Return the lines that follow, exactly as they appear, from the first through the one containing "const vitroTicks = [0, 20, 40, 60, 80];"; no pictures are to be included.
· · · · · · ·
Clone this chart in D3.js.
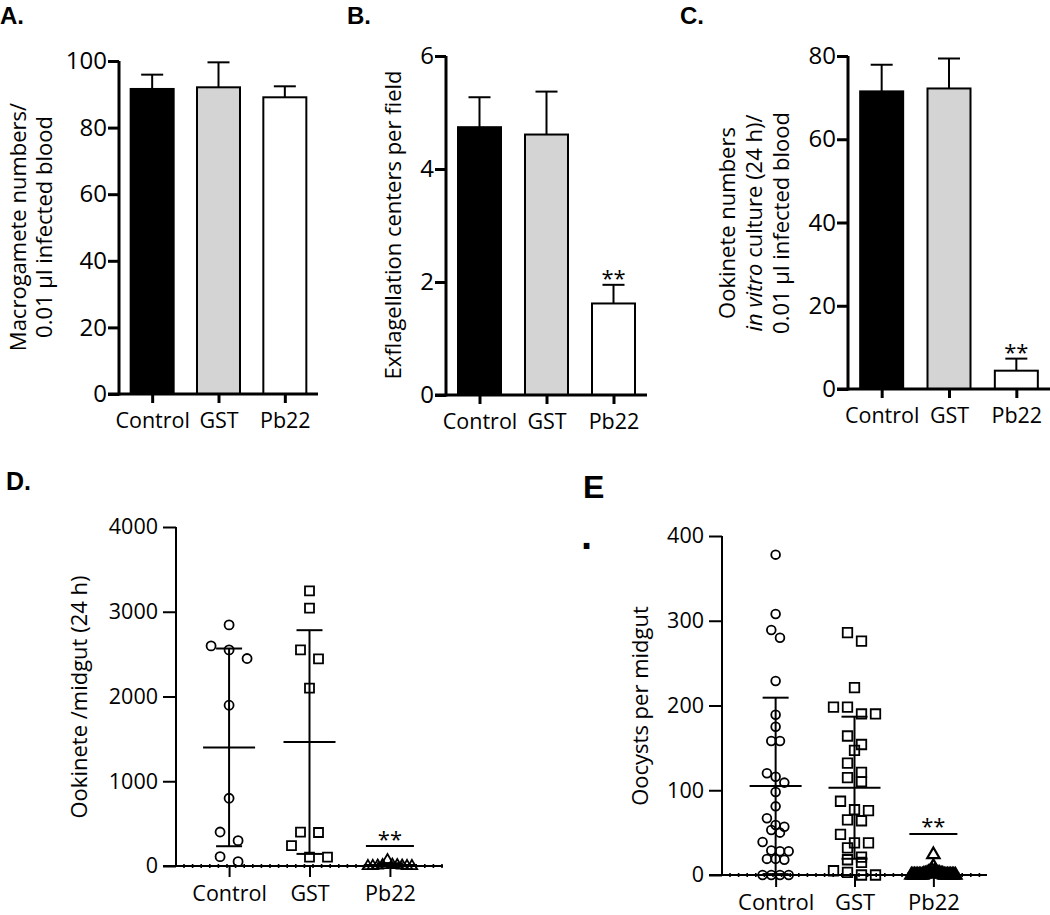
<!DOCTYPE html>
<html><head><meta charset="utf-8">
<script src="https://cdn.jsdelivr.net/npm/d3@7"></script>
<style>
body{margin:0;background:#fff}
svg{display:block}
text{font-family:"Open Sans",sans-serif;fill:#000}
.plab{font-family:"Liberation Sans",Arial,sans-serif;font-weight:bold}
</style>
</head><body><svg id="chart" width="1050" height="915"></svg>
<script>
// ---------------- DATA ----------------
const categories = ["Control", "GST", "Pb22"];

// Panel A: Macrogamete numbers / 0.01 µl infected blood (mean, SEM)
const macrogameteMean = [91.6, 92.1, 89.1];
const macrogameteErr  = [4.3, 7.5, 3.3];
const macrogameteSig  = ["", "", ""];
const macrogameteTicks = [0, 20, 40, 60, 80, 100];

// Panel B: Exflagellation centers per field
const exflagMean = [4.74, 4.61, 1.62];
const exflagErr  = [0.53, 0.76, 0.33];
const exflagSig  = ["", "", "**"];
const exflagTicks = [0, 2, 4, 6];

// Panel C: Ookinete numbers in vitro culture (24 h)
const vitroMean = [71.5, 72.2, 4.4];
const vitroErr  = [6.4, 7.2, 2.9];
const vitroSig  = ["", "", "**"];
const vitroTicks = [0, 20, 40, 60, 80];

// Panel D: Ookinete / midgut (24 h)
const midgutControl = [2845, 2597, 2550, 2448, 1897, 799, 401, 299, 110, 51];
const midgutGST     = [3247, 3042, 2550, 2444, 2098, 400, 395, 240, 105, 105];
const midgutPb22    = [70, 15, 10, 10, 5, 5, 0, 0, 0, 0];
const midgutSig     = ["", "", "**"];
const midgutTicks   = [0, 1000, 2000, 3000, 4000];

// Panel E: Oocysts per midgut
const oocystControl = [378, 308, 289, 280, 229, 189, 175, 158, 158, 120, 116, 109, 98, 81, 67,
                       59, 57, 53, 50, 39, 29, 28, 28, 19, 19, 18, 0, 0, 0, 0];
const oocystGST     = [286, 276, 221, 198, 198, 190, 190, 164, 154, 147, 132, 121, 115, 110, 87,
                       77, 76, 65, 64, 48, 38, 38, 32, 21, 18, 15, 5, 3, 0, 0];
const oocystPb22    = [24, 10, 6, 5, 4, 3, 3, 2, 2, 2, 1, 1, 1, 1,
                       0, 0, 0, 0, 0, 0, 0, 0, 0, 0, 0, 0, 0, 0, 0, 0];
const oocystSig     = ["", "", "**"];
const oocystTicks   = [0, 100, 200, 300, 400];

const barFills = ["#000000", "#d4d4d4", "#ffffff"];

// ---------------- DRAW ----------------
const svg = d3.select("#chart");
const fmt = d3.format("d");

function styleAxis(g, sw, fs) {
  g.attr("font-family", null).attr("font-size", null);
  g.selectAll("line").attr("stroke", "#000").attr("stroke-width", sw);
  g.selectAll("path.domain").remove();
  g.selectAll("text").style("font-size", fs + "px").attr("fill", "#000");
}

function barPanel(o) {
  const g = svg.append("g");
  const y = d3.scaleLinear().domain([0, o.max]).range([o.y0, o.yTop]);
  const x = d3.scalePoint().domain(categories).range([o.xAxis, o.xEnd]).padding(0.5);
  const rows = categories.map((c, i) => ({c, m: o.mean[i], e: o.err[i], fill: barFills[i], sig: o.sig[i]}));

  g.selectAll(".eb").data(rows).join("line")
    .attr("x1", d => x(d.c)).attr("x2", d => x(d.c))
    .attr("y1", d => y(d.m)).attr("y2", d => y(d.m + d.e))
    .attr("stroke", "#000").attr("stroke-width", 2);
  g.selectAll(".cap").data(rows).join("line")
    .attr("x1", d => x(d.c) - 11).attr("x2", d => x(d.c) + 11)
    .attr("y1", d => y(d.m + d.e)).attr("y2", d => y(d.m + d.e))
    .attr("stroke", "#000").attr("stroke-width", 2);
  g.selectAll(".bar").data(rows).join("rect")
    .attr("x", d => x(d.c) - o.bw / 2).attr("width", o.bw)
    .attr("y", d => y(d.m)).attr("height", d => o.y0 - y(d.m))
    .attr("fill", d => d.fill).attr("stroke", "#000").attr("stroke-width", 2);
  g.selectAll(".sig").data(rows.filter(d => d.sig)).join("text")
    .attr("x", d => x(d.c)).attr("y", d => y(d.m + d.e) + 1)
    .attr("text-anchor", "middle").style("font-size", "22px").attr("fill", "#333")
    .text(d => d.sig);

  const ya = g.append("g").attr("transform", `translate(${o.xAxis},0)`)
    .call(d3.axisLeft(y).tickValues(o.ticks).tickFormat(fmt).tickSize(11).tickPadding(1).tickSizeOuter(0));
  styleAxis(ya, 3, 24);
  g.append("line").attr("x1", o.xAxis).attr("x2", o.xAxis).attr("y1", o.y0 + 1.5).attr("y2", o.yTop)
    .attr("stroke", "#000").attr("stroke-width", 3);
  const xa = g.append("g").attr("transform", `translate(0,${o.y0})`)
    .call(d3.axisBottom(x).tickSize(9).tickPadding(10).tickSizeOuter(0));
  styleAxis(xa, 3, 21.5);
  g.append("line").attr("x1", o.xAxis - 11).attr("x2", o.xEnd).attr("y1", o.y0).attr("y2", o.y0)
    .attr("stroke", "#000").attr("stroke-width", 3);

  const t = g.append("text").attr("transform", `translate(${o.titleX},${o.titleY}) rotate(-90)`)
    .attr("text-anchor", "middle").style("font-size", "22px");
  o.title.forEach((line, i) => {
    const ts = t.append("tspan").attr("x", 0).attr("dy", i === 0 ? 0 : o.lineH);
    line.forEach(part => ts.append("tspan").style("font-style", part.it ? "italic" : "normal").text(part.s));
  });
}

function swarm(vals, y, thr, spacing, maxHalf) {
  const pts = vals.map(v => ({v, py: y(v)})).sort((a, b) => b.v - a.v);
  const rows = [];
  pts.forEach(p => {
    const r = rows[rows.length - 1];
    if (r && p.py - r[0].py < thr) r.push(p); else rows.push([p]);
  });
  rows.forEach(r => {
    const n = r.length;
    const s = n > 1 ? Math.min(spacing, 2 * maxHalf / (n - 1)) : 0;
    const slots = d3.range(n).map(k => (k - (n - 1) / 2) * s);
    const order = n <= 4 ? slots : slots.slice().sort((a, b) => Math.abs(a) - Math.abs(b) || a - b);
    r.forEach((p, k) => p.dx = order[k]);
  });
  return pts;
}

function scatterPanel(o) {
  const g = svg.append("g");
  const y = d3.scaleLinear().domain([0, o.max]).range([o.y0, o.yTop]);
  const x = d3.scalePoint().domain(categories).range([o.xAxis, o.xEnd]).padding(o.pad);

  const ya = g.append("g").attr("transform", `translate(${o.xAxis},0)`)
    .call(d3.axisLeft(y).tickValues(o.ticks).tickFormat(fmt).tickSize(13).tickPadding(5).tickSizeOuter(0));
  styleAxis(ya, 2, o.tickFs);
  g.append("line").attr("x1", o.xAxis).attr("x2", o.xAxis).attr("y1", o.y0).attr("y2", o.yTop)
    .attr("stroke", "#000").attr("stroke-width", 2);
  const xa = g.append("g").attr("transform", `translate(0,${o.y0})`)
    .call(d3.axisBottom(x).tickSize(o.catTick).tickPadding(o.catPad).tickSizeOuter(0));
  styleAxis(xa, 2, o.catFs);
  g.append("line").attr("x1", o.xAxis - 13).attr("x2", o.xEnd).attr("y1", o.y0).attr("y2", o.y0)
    .attr("stroke", "#000").attr("stroke-width", 2);
  const dots = d3.range(o.xAxis + 8, o.xEnd, 8.6);
  g.selectAll(".dot").data(dots).join("line")
    .attr("x1", d => d).attr("x2", d => d).attr("y1", o.y0 - 2).attr("y2", o.y0 + 2)
    .attr("stroke", "#000").attr("stroke-width", 1.6);

  const shapes = [d3.symbolCircle, d3.symbolSquare, d3.symbolTriangle];
  o.groups.forEach((vals, i) => {
    const c = categories[i], cx = x(c);
    const pts = swarm(vals, y, o.thr, o.spacing[i], o.maxHalf);
    const sym = d3.symbol().type(shapes[i]).size(o.sizes[i]);
    g.append("g").selectAll("path").data(pts).join("path")
      .attr("d", sym)
      .attr("transform", d => `translate(${cx + d.dx},${d.py})`)
      .attr("fill", "none").attr("stroke", "#000").attr("stroke-width", o.sw[i]);
    const m = d3.mean(vals), sd = d3.deviation(vals);
    const lo = Math.max(0, m - sd), hi = m + sd;
    const sg = g.append("g").attr("stroke", "#000").attr("stroke-width", 2);
    sg.append("line").attr("x1", cx).attr("x2", cx).attr("y1", y(lo)).attr("y2", y(hi));
    sg.append("line").attr("x1", cx - 26).attr("x2", cx + 26).attr("y1", y(m)).attr("y2", y(m));
    if (m - sd > 0) sg.append("line").attr("x1", cx - 13).attr("x2", cx + 13).attr("y1", y(lo)).attr("y2", y(lo));
    sg.append("line").attr("x1", cx - 13).attr("x2", cx + 13).attr("y1", y(hi)).attr("y2", y(hi));
    if (o.sig[i]) {
      g.append("line").attr("x1", cx - 24).attr("x2", cx + 24).attr("y1", o.sigLineY).attr("y2", o.sigLineY)
        .attr("stroke", "#000").attr("stroke-width", 2);
      g.append("text").attr("x", cx).attr("y", o.sigLineY + o.sigDy).attr("text-anchor", "middle")
        .style("font-size", "22px").attr("fill", "#333").text(o.sig[i]);
    }
  });

  g.append("text").attr("transform", `translate(${o.titleX},${o.titleY}) rotate(-90)`)
    .attr("text-anchor", "middle").style("font-size", "22px").text(o.title);
}

barPanel({mean: macrogameteMean, err: macrogameteErr, sig: macrogameteSig, ticks: macrogameteTicks, max: 100,
  y0: 394, yTop: 61, xAxis: 119, xEnd: 318, bw: 43,
  title: [[{s: "Macrogamete numbers/"}], [{s: "0.01 µl infected blood"}]], titleX: 26, titleY: 227, lineH: 26});
barPanel({mean: exflagMean, err: exflagErr, sig: exflagSig, ticks: exflagTicks, max: 6,
  y0: 395, yTop: 56, xAxis: 446, xEnd: 647, bw: 43,
  title: [[{s: "Exflagellation centers per field"}]], titleX: 401, titleY: 225, lineH: 26});
barPanel({mean: vitroMean, err: vitroErr, sig: vitroSig, ticks: vitroTicks, max: 80,
  y0: 389, yTop: 56, xAxis: 848, xEnd: 1050, bw: 43,
  title: [[{s: "Ookinete numbers"}], [{s: "in vitro", it: true}, {s: " culture (24 h)/"}], [{s: "0.01 µl infected blood"}]],
  titleX: 735, titleY: 223, lineH: 27});

scatterPanel({groups: [midgutControl, midgutGST, midgutPb22], sig: midgutSig, ticks: midgutTicks, max: 4000,
  y0: 866, yTop: 527, xAxis: 176, xEnd: 443, pad: 0.66, tickFs: 21.5, catFs: 21.5, catTick: 11, catPad: 9,
  thr: 13, spacing: [18, 18, 18], maxHalf: 22, sizes: [64, 81, 48], sw: [1.8, 1.8, 1.8],
  sigLineY: 846, sigDy: 1,
  title: "Ookinete /midgut (24 h)", titleX: 87, titleY: 697});
scatterPanel({groups: [oocystControl, oocystGST, oocystPb22], sig: oocystSig, ticks: oocystTicks, max: 400,
  y0: 875, yTop: 536, xAxis: 722, xEnd: 987, pad: 0.68, tickFs: 21.5, catFs: 22, catTick: 12, catPad: 7,
  thr: 10, spacing: [8.7, 14, 8.7], maxHalf: 22, sizes: [60, 90, 66], sw: [1.8, 1.8, 2.2],
  sigLineY: 834, sigDy: 0,
  title: "Oocysts per midgut", titleX: 648, titleY: 706});

const letters = [
  {t: "A.", x: 0, y: 24, fs: 24},
  {t: "B.", x: 347, y: 24, fs: 24},
  {t: "C.", x: 680, y: 24, fs: 24},
  {t: "D.", x: 6, y: 490, fs: 25},
  {t: "E", x: 583, y: 498, fs: 32},
  {t: ".", x: 581, y: 549, fs: 40}
];
svg.selectAll(".plab").data(letters).join("text").attr("class", "plab")
  .attr("x", d => d.x).attr("y", d => d.y).style("font-size", d => d.fs + "px").text(d => d.t);
</script>
</body></html>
· · · · · · ·
> _FINAL ANSWER_:
Clone this chart in D3.js.
<!DOCTYPE html>
<html><head><meta charset="utf-8">
<script src="https://cdn.jsdelivr.net/npm/d3@7"></script>
<style>
body{margin:0;background:#fff}
svg{display:block}
text{font-family:"Open Sans",sans-serif;fill:#000}
.plab{font-family:"Liberation Sans",Arial,sans-serif;font-weight:bold}
</style>
</head><body><svg id="chart" width="1050" height="915"></svg>
<script>
// ---------------- DATA ----------------
const categories = ["Control", "GST", "Pb22"];

// Panel A: Macrogamete numbers / 0.01 µl infected blood (mean, SEM)
const macrogameteMean = [91.6, 92.1, 89.1];
const macrogameteErr  = [4.3, 7.5, 3.3];
const macrogameteSig  = ["", "", ""];
const macrogameteTicks = [0, 20, 40, 60, 80, 100];

// Panel B: Exflagellation centers per field
const exflagMean = [4.74, 4.61, 1.62];
const exflagErr  = [0.53, 0.76, 0.33];
const exflagSig  = ["", "", "**"];
const exflagTicks = [0, 2, 4, 6];

// Panel C: Ookinete numbers in vitro culture (24 h)
const vitroMean = [71.5, 72.2, 4.4];
const vitroErr  = [6.4, 7.2, 2.9];
const vitroSig  = ["", "", "**"];
const vitroTicks = [0, 20, 40, 60, 80];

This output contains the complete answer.